3 July 2020
Ethereum is an open-source, public platform based on the blockchain, which gave birth to the second-largest cryptocurrency in the world – Ether.
Ethereum is a distributed computing platform that uses blockchain to replace any internet third party that stores data or keeps track of complex financial instruments or transactions.
In this article, we are going to break down the basics of Ethereum for you so you can better understand this exciting new technology.
For starters, the goal behind Ethereum is to create a “world computer” that would decentralize the existing client-server models. This will allow for more democracy and control for clients and their online data.
Within the Ethereum network, the ordinary servers and clouds are replaced by nodes. These nodes are operated and maintained by volunteers scattered all around the world.

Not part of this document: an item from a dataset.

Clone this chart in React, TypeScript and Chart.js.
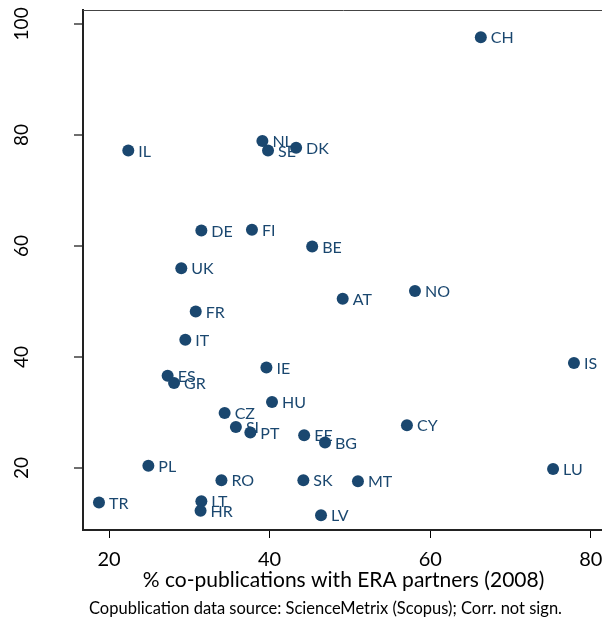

Essentially, Ethereum is designed to give you back in control of your data. In an Ethereum network, there is no single entity that has control over your information. The goal behind this is to make this sort of democratized and private environment available to everyone around the world.
How Does it Work?
What makes Ethereum different from other blockchain platforms is the fact that it is programmable. This means that experienced coders can use Ethereum to build decentralized applications, also known as dApps. These kinds of apps can benefit various types of industries, which is why they are highly sought after. In a nutshell, dApps combine the benefits of cryptocurrency and blockchain technology to allow for decentralized and transparent operations.
Nowadays, thousands of developers around the world are building applications on Ethereum solely for these reasons. What makes Ethereum special is that all transactions and processes on Ethereum are controlled and monitored by the community.
The way the monetary side of Ethereum works is quite simple. Just like banks use credit card codes to determine where the money goes once you swipe your card, Ethereum creates a string of numbers for identification. However, Ethereum creates a public and a private key, both of which are linked together by cryptography.
In order to spend the Ether coins, you have to enter your identification number, whereas, if you want people to send you Ether coins, you need to give them your wallet address. In a nutshell, this sounds just like any credit card out there or even the PayPal transaction system. However, what makes Ethereum transactions different is its blockchain foundation. Given that all transactions take place on the blockchain, they are much safer and cannot be tampered with, unlike traditional financial systems.
On top of that, Ethereum allows users to generate their identification number and make transactions whenever they want.
On Ethereum, this process is quick and straightforward. All you have to do is generate your ID code, which is usually a bunch of scrambled letters, and you’re good to go. This makes Ethereum a sound solution for those who cannot open a bank account for any reason, as well as people or organizations who want to make transactions outside of the shady and corrupt realm of modern financial institutions.
Ethereum puts you back in control of your money.